Towards combining a neocortex model with entorhinal grid cells for mobile robot localization

Motion and navigation are fundamental abilities of all terrestrial animals. It is essential for foraging, reproduction, and more generally for survival. There are a couple of strategies to conduct navigation from simpler visual homing in ants to more complex and cognitive demanding techniques in mammals. Many species of mammals use several specialized cell types in the hippocampus and the entorhinal cortex to represent space in the brain like head direction cells to encode their orientation and grid cells to keep track of their position. In our recent work, we presented MCN - an algorithm that is inspired by working principles of the human neocortex for the navigational subtask visual place recognition. MCN makes decisions based merely on camera data without odometry about whether or not a currently visited place has been seen in the past.

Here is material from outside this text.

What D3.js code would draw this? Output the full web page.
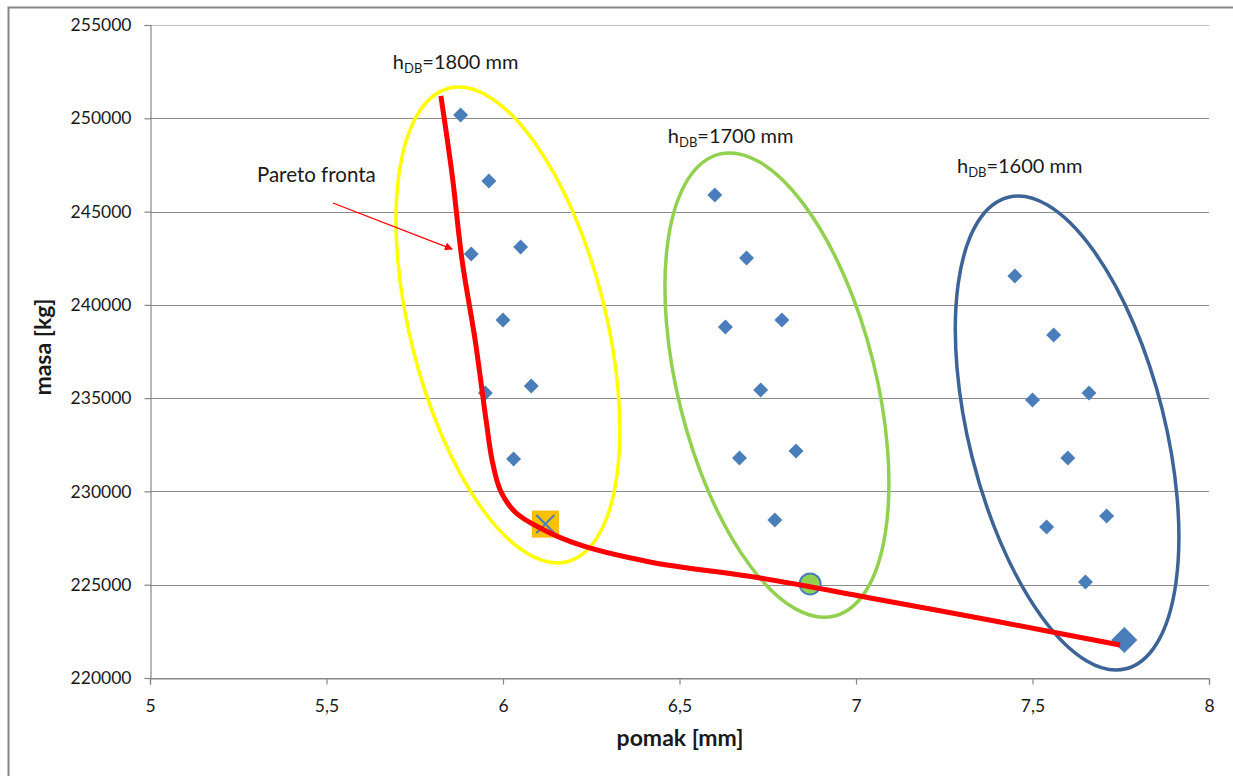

In this work, we intend to answer the question if we can combine our neocortex-inspired model with entorhinal cortex cells for space representation to exploit additional metric data like odometry in our system. We believe that the combination of bio-inspired techniques could help someday to create a biologically plausible and more robust navigation system like in animals. In this paper, we give an introduction to our neocortex-inspired algorithm MCN and to two cell types of the entorhinal cortex, answer how these concepts can be combined to perform visual place recognition, and provide proof-of-concept experiments with a mobile robot to show the performance of the proposed system.